Our wee group flies out in a few days. A bit squirreled away each month lessened the pain of flight and accommodation costs - surprisingly reasonable if you book early enough - and now we are almost there. Being at a World Cup is one of the great life experiences. It is hard to think of much beyond a political revolution or the end of a war which can electrify a country like hosting a World Cup, and the jamboree is getting bigger and bolder every four years.

This will be my fifth, three with the privilege of being paid to report on them. It will be hard to surpass the collective excitement which crackled through Germany in the summer of 2006. There was colour and noise everywhere, flags and pennants hanging across streets, train and bus stations heaving with supporters at all hours of the day, people flocking to the parks with their big screens and congregating around pubs and restaurants which had the games on their televisions.
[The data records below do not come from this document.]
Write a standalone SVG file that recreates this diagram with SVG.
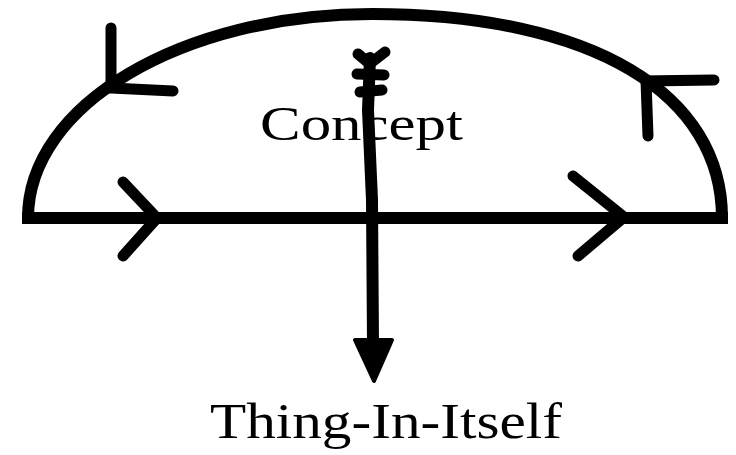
<svg xmlns="http://www.w3.org/2000/svg" width="736" height="455" viewBox="0 0 736 455">
  <style>
    .ln { fill: none; stroke: #000; stroke-width: 12; stroke-linecap: round; stroke-linejoin: round; }
    .hd { fill: none; stroke: #000; stroke-width: 11; stroke-linecap: round; stroke-linejoin: miter; }
    .fl { fill: none; stroke: #000; stroke-width: 11; stroke-linecap: round; }
    .lbl { font-family: "Liberation Serif", "Times New Roman", serif; fill: #000; }
  </style>
  <rect width="736" height="455" fill="#fff"/>
  <g id="connectors">
    <!-- dome -->
    <path class="ln" d="M28,218 C28,105 182,14 372,14 C595,14 722,95 722,218" style="stroke-linecap:butt"/>
    <!-- baseline -->
    <path class="ln" d="M22,218 L728,218" style="stroke-linecap:butt"/>
    <!-- baseline arrowheads -->
    <polyline class="hd" points="123,182 157,218 123,256"/>
    <polyline class="hd" points="573,176 624,217 578,256"/>
    <!-- arc arrowheads -->
    <polyline class="hd" points="111,28 111,88 173,91"/>
    <polyline class="hd" points="648,136 646,81 714,80"/>
    <!-- vertical arrow -->
    <path class="ln" d="M370,58 L368,110 L372,200 L373,345"/>
    <path d="M355,340 L392,340 L374,381 Z" fill="#000" stroke="#000" stroke-width="4" stroke-linejoin="round"/>
    <path class="fl" d="M358,54 L370,64 M385,52 L372,62 M357,74 L384,75 M360,92 L382,90"/>
  </g>
  <g id="concept">
    <text class="lbl" x="260" y="140" font-size="48" textLength="203" lengthAdjust="spacingAndGlyphs">Concept</text>
  </g>
  <g id="thing">
    <text class="lbl" x="210" y="438" font-size="50" textLength="352" lengthAdjust="spacingAndGlyphs">Thing-In-Itself</text>
  </g>
</svg>
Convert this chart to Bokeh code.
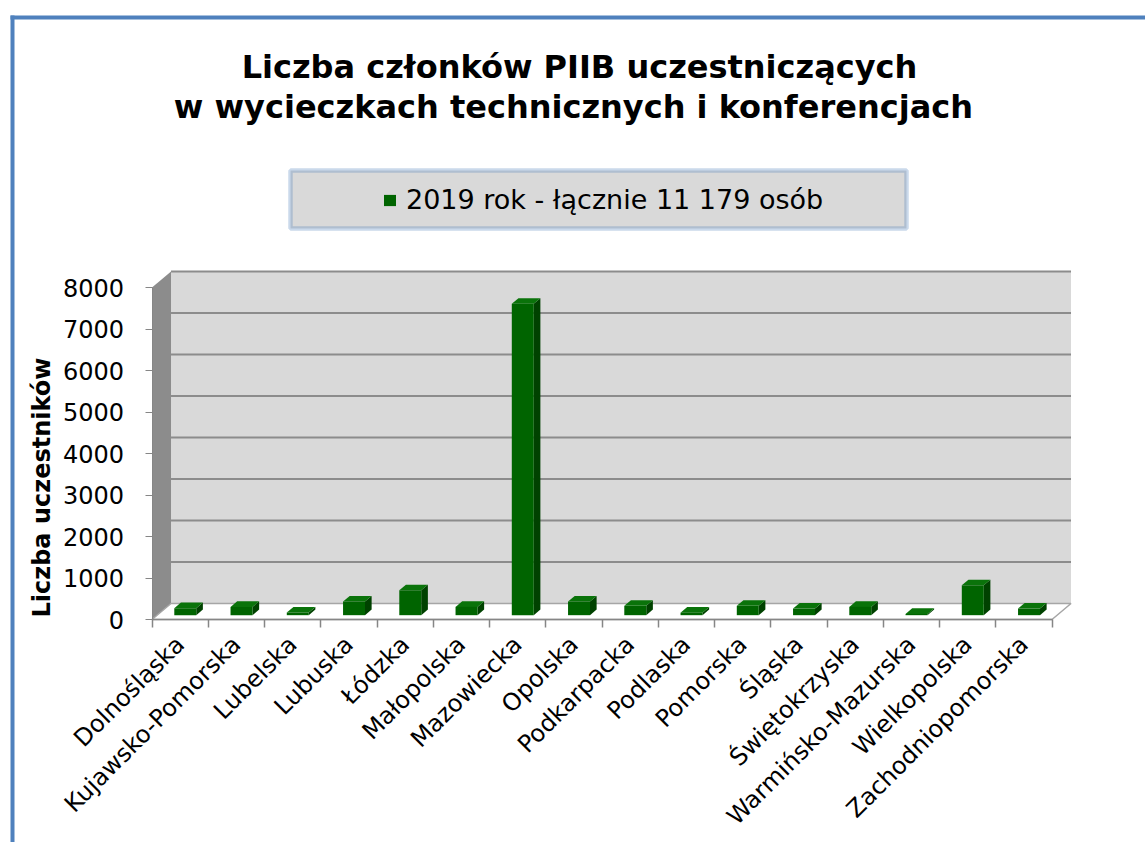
import math
from bokeh.plotting import figure
from bokeh.models import Range1d, FixedTicker, BoxAnnotation, Label
from bokeh.embed import file_html
from bokeh.resources import INLINE

# ---------------- data ----------------
categories = ["Dolnośląska", "Kujawsko-Pomorska", "Lubelska", "Lubuska", "Łódzka",
              "Małopolska", "Mazowiecka", "Opolska", "Podkarpacka", "Podlaska",
              "Pomorska", "Śląska", "Świętokrzyska", "Warmińsko-Mazurska",
              "Wielkopolska", "Zachodniopomorska"]
values = [170, 200, 65, 330, 600, 200, 7504, 330, 225, 60, 225, 160, 200, 30, 720, 160]
y_ticks = [0, 1000, 2000, 3000, 4000, 5000, 6000, 7000, 8000]
series_label = "2019 rok - łącznie 11 179 osób"
title_line1 = "Liczba członków PIIB uczestniczących"
title_line2 = "w wycieczkach technicznych  i konferencjach"
y_title = "Liczba uczestników"

# ---------------- style / layout ----------------
W, H = 1145, 842
FONT = "DejaVu Sans"
BLUE = "#4F81BD"
AXIS_GRAY = "#868686"
n = len(categories)
X0_PX, CAT_PX = 151.5, 56.25      # pixel of first category boundary, px per category
Y0_PX, VAL_PX = 619.0, 0.0415     # pixel of value 0, px per unit of value
DX, DY = 0.338, 385.0             # oblique depth (category units, value units)
F1, F2 = 0.27, 0.62               # bar front / back depth fractions
BW = 0.39                         # bar width (category units)
YMAX = y_ticks[-1]


def px_x(px):
    return (px - X0_PX) / CAT_PX


def px_y(py):
    return (Y0_PX - py) / VAL_PX


p = figure(width=W, height=H, output_backend="svg", toolbar_location=None,
           x_range=Range1d(px_x(0), px_x(W)), y_range=Range1d(px_y(H), px_y(0)),
           min_border_left=0, min_border_right=0, min_border_top=0,
           min_border_bottom=0, background_fill_color="white",
           border_fill_color="white", outline_line_color=None)
p.grid.visible = False

# outer chart border (top and left edges visible in this crop)
p.add_layout(BoxAnnotation(left=px_x(10), right=px_x(14), top=px_y(15), bottom=px_y(H + 5),
                           fill_color=BLUE, fill_alpha=1, line_color=None, level="underlay"))
p.add_layout(BoxAnnotation(left=px_x(10), right=px_x(W + 5), top=px_y(15), bottom=px_y(19),
                           fill_color=BLUE, fill_alpha=1, line_color=None, level="underlay"))
# legend frame
p.add_layout(BoxAnnotation(left=px_x(290), right=px_x(906), top=px_y(170), bottom=px_y(228),
                           fill_color="#D9D9D9", fill_alpha=1, line_color=BLUE,
                           line_width=4.5, level="underlay"))

# title
for txt, cx, by in ((title_line1, 579, 66), (title_line2, 578.5, 106)):
    p.add_layout(Label(x=px_x(cx), y=px_y(by), text=txt,
                       text_align="center", text_baseline="alphabetic",
                       text_font=FONT, text_font_style="bold", text_font_size="32px",
                       text_color="black"))

# y-axis title
p.add_layout(Label(x=px_x(41), y=px_y(487), text=y_title, angle=math.pi / 2,
                   text_align="center", text_baseline="alphabetic",
                   text_font=FONT, text_font_style="bold", text_font_size="24px",
                   text_color="black"))

# back wall, gridlines, side wall, floor
p.quad(left=DX, right=n + DX, bottom=DY, top=YMAX + DY, fill_color="#D9D9D9", line_color=None)
gy = [t + DY for t in y_ticks[1:]]
p.segment(x0=[DX] * len(gy), x1=[n + DX] * len(gy), y0=gy, y1=gy,
          line_color="#8C8C8C", line_width=2)
p.patch([0, 0, DX, DX], [0, YMAX, YMAX + DY, DY], fill_color="#8C8C8C", line_color=None)
p.patch([0, n, n + DX, DX], [0, 0, DY, DY], fill_color="white",
        line_color="#A6A6A6", line_width=1.5)

# bars
dd = (F2 - F1) * DX
dh = (F2 - F1) * DY
x0 = [i + 0.5 - BW / 2 + F1 * DX for i in range(n)]
x1 = [a + BW for a in x0]
yb = [F1 * DY] * n
yt = [v + F1 * DY for v in values]
side_xs = [[b, b + dd, b + dd, b] for b in x1]
side_ys = [[lo, lo + dh, hi + dh, hi] for lo, hi in zip(yb, yt)]
top_xs = [[a, b, b + dd, a + dd] for a, b in zip(x0, x1)]
top_ys = [[hi, hi, hi + dh, hi + dh] for hi in yt]
p.patches(side_xs, side_ys, fill_color="#004200", line_color=None)
p.patches(top_xs, top_ys, fill_color="#0A730A", line_color=None)
p.quad(left=x0, right=x1, bottom=yb, top=yt, fill_color="#006400", line_color=None,
       legend_label=series_label)

# legend
lg = p.legend[0]
lg.location = (382, H - 215)
lg.border_line_color = None
lg.background_fill_alpha = 0
lg.padding = 0
lg.margin = 0
lg.glyph_width = 15
lg.glyph_height = 14
lg.label_standoff = 9
lg.label_text_font = FONT
lg.label_text_font_size = "27px"
lg.label_text_color = "black"

# y axis (placed at the front edge of the chart)
ya = p.yaxis[0]
ya.fixed_location = 0
ya.ticker = FixedTicker(ticks=y_ticks)
ya.bounds = (0, YMAX)
ya.axis_line_color = AXIS_GRAY
ya.major_tick_line_color = AXIS_GRAY
ya.major_tick_out = 7
ya.major_tick_in = 0
ya.minor_tick_line_color = None
ya.major_label_text_font = FONT
ya.major_label_text_font_size = "24px"
ya.major_label_text_color = "black"
ya.major_label_standoff = 21

# x axis
centers = [i + 0.5 for i in range(n)]
xa = p.xaxis[0]
xa.fixed_location = 0
xa.ticker = FixedTicker(ticks=centers, minor_ticks=list(range(n + 1)))
xa.major_label_overrides = {c: name for c, name in zip(centers, categories)}
xa.bounds = (0, n)
xa.axis_line_color = AXIS_GRAY
xa.axis_line_width = 1.5
xa.major_tick_line_color = None
xa.major_tick_out = 8
xa.major_tick_in = 0
xa.minor_tick_line_color = AXIS_GRAY
xa.minor_tick_line_width = 1.5
xa.minor_tick_out = 8
xa.minor_tick_in = 0
xa.major_label_orientation = math.pi / 4
xa.major_label_text_font = FONT
xa.major_label_text_font_size = "24px"
xa.major_label_text_color = "black"
xa.major_label_standoff = 13

open("out.html", "w").write(file_html(p, INLINE))
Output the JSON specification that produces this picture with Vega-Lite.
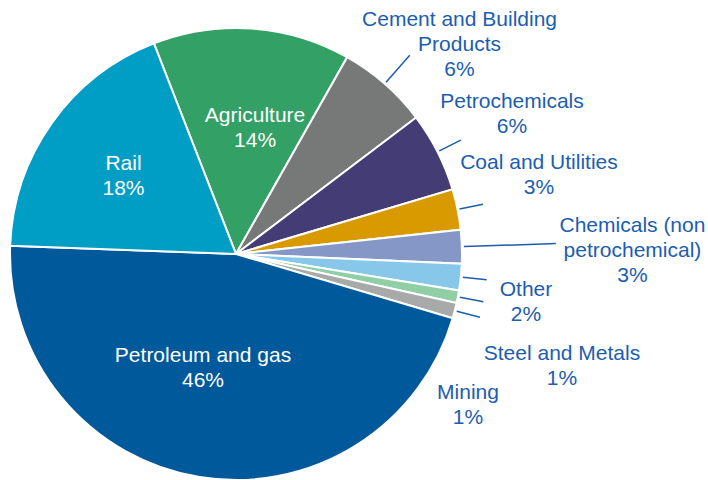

Around 80m people live in Germany and it felt as though every one of them was mesmerised.

The population of Brazil is 200m. They have waited 64 years to host a World Cup. Those two facts ought to have the place on the brink of detonation but for months the reports from Rio de Janeiro, Sao Paulo and elsewhere have often been on uglier issues.

For months there have been protests by Brazilian citizens appalled at the expense of building stadiums and infrastructure while the country's poor struggle with the cost of living, are unable to afford public transport, and complain about education, health and public service issues. It is reckoned the Brazilian government is spending over £8bn on hosting the World Cup (FIFA's contribution is about £1.1bn, a quarter of which will be given out as prize money). This in a country where around 12m people live in favela slums.

The iconic image of this World Cup, so far, has been a piece of street graffiti: a thin child sitting at the dinner table, knife and fork in hand, crying because instead of food on his plate there is a football.

Very, very few of the 2.96m tickets sold are in the hands of supporters who equate being at the World Cup with even the remotest endorsement of FIFA, the grotesque, poisoned, defiantly rotten body at the heart of football. It is easy to reconcile being in Brazil for the show with a natural sympathy for those disgusted by the distorted priorities of their government's public spending policies.

As for FIFA, there will be no speeches at the opening ceremony before Brazil play Croatia because president Sepp Blatter and his cohorts know they would be deafened by boos and derision if they tried to gush platitudes about the magic of the Brazilian game.

Under the scum at the top of world football that magic is still there. That is what will draw thousands across the Atlantic just to be there, including the unfortunates among us who arrive like stateless drifters without our team.

A day of reckoning will come for the corrupt within FIFA. All power to those protesting against an uncaring government. And those causes can run parallel with a month of vibrant football.

It is a World Cup in Brazil, seven words to get the juices flowing. Everyone has waited a long, long time for this one.

And Another Thing...

On his crash course on Celtic history Ronny Deila will have been force-fed plenty of Jock Stein by now, but if he has the time he would be well rewarded if he watched the documentary on Parkhead's great leader on BBC Alba at 9pm tonight.

Suggesting that a Norwegian sits down to a Gaelic programme might sound like a bit of a long shot, but 'Jock Stein', produced by purpleTV, is a classy piece of work in anyone's language (the interviews are conducted in English and the narration is subtitled throughout).

The closing few minutes, when some well-known figures painfully recall the circumstances of his death, amount to some of the most powerful sports broadcasting you will see in Scotland this year.